Three years ago, in what developed into an international incident in Dubai, Mossad agents killed Mohammed Mabhouh, a Hamas official who procured arms from Iran.

This past October, a munitions or rocket factory in Sudan’s capital, Khartoum, was bombed by a flight of unidentified jets. Sudan, having accused Israel of being behind the attack, promised a painful response. Israel maintained an official silence, neither denying nor taking credit for the bombing.

If the Israeli Air Force carried out this stealth strike, 1,900 kilometres from a base in Israel, Iran was certainly put on notice that its nuclear facilities may not be immune from destruction.

But Israel’s message was not only directed at Iran. Israel, having bombed several Palestinian arms convoys in Sudan in the past three years in which apparently hundreds of Palestinians were killed, made one important point by striking the Sudanese factory.

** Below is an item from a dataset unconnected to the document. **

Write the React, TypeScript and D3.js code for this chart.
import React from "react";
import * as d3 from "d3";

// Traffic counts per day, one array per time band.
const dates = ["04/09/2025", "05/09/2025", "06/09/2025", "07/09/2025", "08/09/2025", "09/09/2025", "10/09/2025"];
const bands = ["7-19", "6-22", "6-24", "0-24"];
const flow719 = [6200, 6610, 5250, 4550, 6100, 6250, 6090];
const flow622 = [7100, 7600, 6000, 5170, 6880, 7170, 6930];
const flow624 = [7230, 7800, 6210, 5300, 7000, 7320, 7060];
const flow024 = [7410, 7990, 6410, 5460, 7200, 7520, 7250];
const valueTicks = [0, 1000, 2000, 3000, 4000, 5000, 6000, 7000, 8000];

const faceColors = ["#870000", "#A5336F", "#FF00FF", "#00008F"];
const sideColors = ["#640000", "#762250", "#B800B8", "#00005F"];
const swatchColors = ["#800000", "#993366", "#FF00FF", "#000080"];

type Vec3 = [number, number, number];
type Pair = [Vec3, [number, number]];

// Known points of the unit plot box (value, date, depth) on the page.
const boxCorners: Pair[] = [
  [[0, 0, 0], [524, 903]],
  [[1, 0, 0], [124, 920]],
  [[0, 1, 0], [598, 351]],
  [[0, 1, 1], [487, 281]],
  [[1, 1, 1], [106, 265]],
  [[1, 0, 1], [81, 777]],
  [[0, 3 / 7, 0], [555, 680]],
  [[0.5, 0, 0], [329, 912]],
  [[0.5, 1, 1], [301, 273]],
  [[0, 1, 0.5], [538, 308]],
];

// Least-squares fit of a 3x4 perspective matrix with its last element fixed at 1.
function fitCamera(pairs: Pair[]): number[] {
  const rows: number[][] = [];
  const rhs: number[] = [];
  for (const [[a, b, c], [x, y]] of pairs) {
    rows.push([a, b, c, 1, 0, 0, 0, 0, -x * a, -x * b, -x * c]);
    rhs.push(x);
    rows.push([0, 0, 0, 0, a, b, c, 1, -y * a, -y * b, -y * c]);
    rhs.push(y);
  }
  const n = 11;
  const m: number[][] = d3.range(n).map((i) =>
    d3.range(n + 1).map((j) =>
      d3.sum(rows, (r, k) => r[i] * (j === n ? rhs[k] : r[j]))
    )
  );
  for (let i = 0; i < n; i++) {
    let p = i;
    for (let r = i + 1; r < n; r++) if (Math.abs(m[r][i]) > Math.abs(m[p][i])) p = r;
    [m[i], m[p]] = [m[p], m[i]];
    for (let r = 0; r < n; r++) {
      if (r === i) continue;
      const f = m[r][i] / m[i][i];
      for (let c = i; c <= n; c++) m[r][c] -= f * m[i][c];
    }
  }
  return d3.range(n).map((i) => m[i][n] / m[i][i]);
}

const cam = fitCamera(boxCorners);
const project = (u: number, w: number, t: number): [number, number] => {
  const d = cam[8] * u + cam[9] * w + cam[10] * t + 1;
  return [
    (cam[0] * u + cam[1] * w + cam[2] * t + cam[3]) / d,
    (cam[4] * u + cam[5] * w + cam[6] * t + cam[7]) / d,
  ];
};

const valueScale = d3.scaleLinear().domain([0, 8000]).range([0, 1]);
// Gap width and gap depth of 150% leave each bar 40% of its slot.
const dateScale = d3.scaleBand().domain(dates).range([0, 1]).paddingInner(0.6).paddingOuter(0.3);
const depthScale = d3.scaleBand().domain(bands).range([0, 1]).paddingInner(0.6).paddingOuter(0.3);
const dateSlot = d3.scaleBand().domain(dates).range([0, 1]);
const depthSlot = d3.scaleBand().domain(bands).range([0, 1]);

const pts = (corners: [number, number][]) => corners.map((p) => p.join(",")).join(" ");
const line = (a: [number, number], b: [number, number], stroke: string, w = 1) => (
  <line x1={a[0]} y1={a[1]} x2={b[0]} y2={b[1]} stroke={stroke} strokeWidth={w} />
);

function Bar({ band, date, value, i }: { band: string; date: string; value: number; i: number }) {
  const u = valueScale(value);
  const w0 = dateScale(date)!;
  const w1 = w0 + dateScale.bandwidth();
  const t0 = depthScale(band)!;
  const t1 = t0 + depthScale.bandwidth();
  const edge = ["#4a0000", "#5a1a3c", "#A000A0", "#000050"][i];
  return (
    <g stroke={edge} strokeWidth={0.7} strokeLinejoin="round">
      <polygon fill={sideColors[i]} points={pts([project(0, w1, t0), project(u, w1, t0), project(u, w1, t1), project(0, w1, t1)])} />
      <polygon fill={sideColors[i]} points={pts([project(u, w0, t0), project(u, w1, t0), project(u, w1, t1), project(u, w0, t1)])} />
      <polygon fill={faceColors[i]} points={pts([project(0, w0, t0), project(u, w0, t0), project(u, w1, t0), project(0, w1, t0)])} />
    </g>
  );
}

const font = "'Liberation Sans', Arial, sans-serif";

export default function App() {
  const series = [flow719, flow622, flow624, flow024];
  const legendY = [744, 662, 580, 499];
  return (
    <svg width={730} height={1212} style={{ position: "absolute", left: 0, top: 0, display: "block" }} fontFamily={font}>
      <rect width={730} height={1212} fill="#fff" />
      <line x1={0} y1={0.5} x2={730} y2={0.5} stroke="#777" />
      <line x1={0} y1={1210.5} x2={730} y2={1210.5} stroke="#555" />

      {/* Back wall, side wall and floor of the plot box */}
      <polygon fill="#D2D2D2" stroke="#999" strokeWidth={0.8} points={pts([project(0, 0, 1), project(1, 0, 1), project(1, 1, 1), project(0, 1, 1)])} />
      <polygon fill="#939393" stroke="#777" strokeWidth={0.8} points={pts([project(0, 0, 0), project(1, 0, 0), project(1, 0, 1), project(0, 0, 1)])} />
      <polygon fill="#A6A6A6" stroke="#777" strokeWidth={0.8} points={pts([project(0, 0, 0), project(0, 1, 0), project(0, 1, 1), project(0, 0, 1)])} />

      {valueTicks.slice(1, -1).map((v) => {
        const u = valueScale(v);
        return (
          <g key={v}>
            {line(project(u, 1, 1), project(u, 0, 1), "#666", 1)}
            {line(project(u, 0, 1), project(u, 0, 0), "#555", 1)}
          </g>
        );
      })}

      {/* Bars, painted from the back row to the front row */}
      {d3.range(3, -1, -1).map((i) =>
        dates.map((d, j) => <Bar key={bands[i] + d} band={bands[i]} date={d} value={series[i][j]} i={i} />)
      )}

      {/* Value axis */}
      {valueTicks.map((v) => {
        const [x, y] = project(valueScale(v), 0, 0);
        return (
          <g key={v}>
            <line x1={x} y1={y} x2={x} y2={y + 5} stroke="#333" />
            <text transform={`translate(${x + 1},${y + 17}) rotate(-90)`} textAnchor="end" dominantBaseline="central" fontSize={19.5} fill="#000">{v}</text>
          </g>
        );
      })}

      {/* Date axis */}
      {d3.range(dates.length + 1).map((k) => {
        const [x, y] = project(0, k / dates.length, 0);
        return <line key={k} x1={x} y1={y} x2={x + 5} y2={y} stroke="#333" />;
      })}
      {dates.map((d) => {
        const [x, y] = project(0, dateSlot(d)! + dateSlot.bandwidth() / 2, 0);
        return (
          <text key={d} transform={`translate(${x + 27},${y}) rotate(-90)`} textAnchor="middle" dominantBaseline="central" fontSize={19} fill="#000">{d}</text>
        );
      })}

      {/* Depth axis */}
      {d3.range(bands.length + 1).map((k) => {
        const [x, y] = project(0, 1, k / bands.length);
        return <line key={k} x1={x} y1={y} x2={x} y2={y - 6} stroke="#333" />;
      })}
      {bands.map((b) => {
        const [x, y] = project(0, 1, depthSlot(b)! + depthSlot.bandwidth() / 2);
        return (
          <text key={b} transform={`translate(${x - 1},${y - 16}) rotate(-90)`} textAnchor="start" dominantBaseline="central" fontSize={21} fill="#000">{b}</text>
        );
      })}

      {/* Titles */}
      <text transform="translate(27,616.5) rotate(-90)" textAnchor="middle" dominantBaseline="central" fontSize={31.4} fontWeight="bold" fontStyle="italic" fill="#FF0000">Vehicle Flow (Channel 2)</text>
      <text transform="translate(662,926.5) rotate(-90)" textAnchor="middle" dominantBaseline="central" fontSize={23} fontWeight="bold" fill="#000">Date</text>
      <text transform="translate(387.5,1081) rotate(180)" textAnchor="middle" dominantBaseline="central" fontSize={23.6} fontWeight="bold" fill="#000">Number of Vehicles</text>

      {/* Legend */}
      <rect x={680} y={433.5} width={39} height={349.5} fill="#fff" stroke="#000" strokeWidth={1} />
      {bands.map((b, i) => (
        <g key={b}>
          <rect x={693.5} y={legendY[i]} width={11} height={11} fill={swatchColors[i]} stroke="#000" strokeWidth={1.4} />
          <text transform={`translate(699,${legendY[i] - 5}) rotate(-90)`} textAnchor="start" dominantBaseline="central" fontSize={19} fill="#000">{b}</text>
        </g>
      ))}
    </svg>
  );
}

Israel proved yet again that Sudan – whose president is sought by the International Criminal Court for having committed atrocities in the Darfur region – is a source of instability in the Middle East by virtue of its status as a transit point of arms smuggling from Iran to Gaza.

Short of actually attacking Iran’s nuclear facilities, which it has threatened to do, Israel has tried to sabotage its atomic program through kidnappings, assassinations and cyber warfare.

In 2007, the Mossad reportedly abducted Ali Reza Asgari, Iran’s deputy defence minister, who has not been heard from since. In the past few years, most recently last January, five Iranian scientists connected with Iran’s nuclear program have been killed. Israel has denied responsibility, but Iran has pointed an accusatory finger at Israel. After last January’s assassination, Israel’s chief of staff, Gen. Benny Gantz, was quoted as saying that Iran should expect more “unnatural” events to occur.

Over the last two years, Israel, in conjunction with the United States, has launched a cyber assault on Iran’s nuclear program in an operation known as Olympic Games. Authorized by U.S. president George W. Bush in 2006, Olympic Games’ computer viruses, notably Stuxnet, have temporarily disabled centrifuges that enrich uranium. Two months ago, Iran announced the establishment of a special command centre to counter industrial sabotage of this kind.

Apart from Iran’s militarized nuclear program, Israel is most concerned about its missile capabilities, since Iranian missiles can supposedly reach Israel.

Toward the close of 2011, a key figure in Iran’s missile program, Hassan Moghaddam, was killed when a massive explosion levelled an ammunition depot near Tehran. Israel was immediately accused as the chief suspect.

Iran has struck back with a vengeance.

Iran and its Lebanese surrogate, Hezbollah, have been accused of masterminding attacks against Israeli embassies and embassy personnel, as well as Israeli tourists, in Bulgaria, India, Georgia, Kenya, Thailand, Argentina and Azerbaijan (which has dismissed reports that any pre-emptive strike on Iran would be launched from bases in Azerbaijan).

Iran, too, has boasted that Iranian-manufactured surveillance drones have made dozens of flights into Israeli airspace to collect reconnaissance data and probe Israel’s air defences. These flights have originated in Lebanon and have been under the control of Hezbollah, the recipient of Iranian largesse.

It seems likely that Israel’s covert war with Iran will escalate as Tehran moves inexorably closer toward building a nuclear device and thereby engulfing the Middle East in further tension.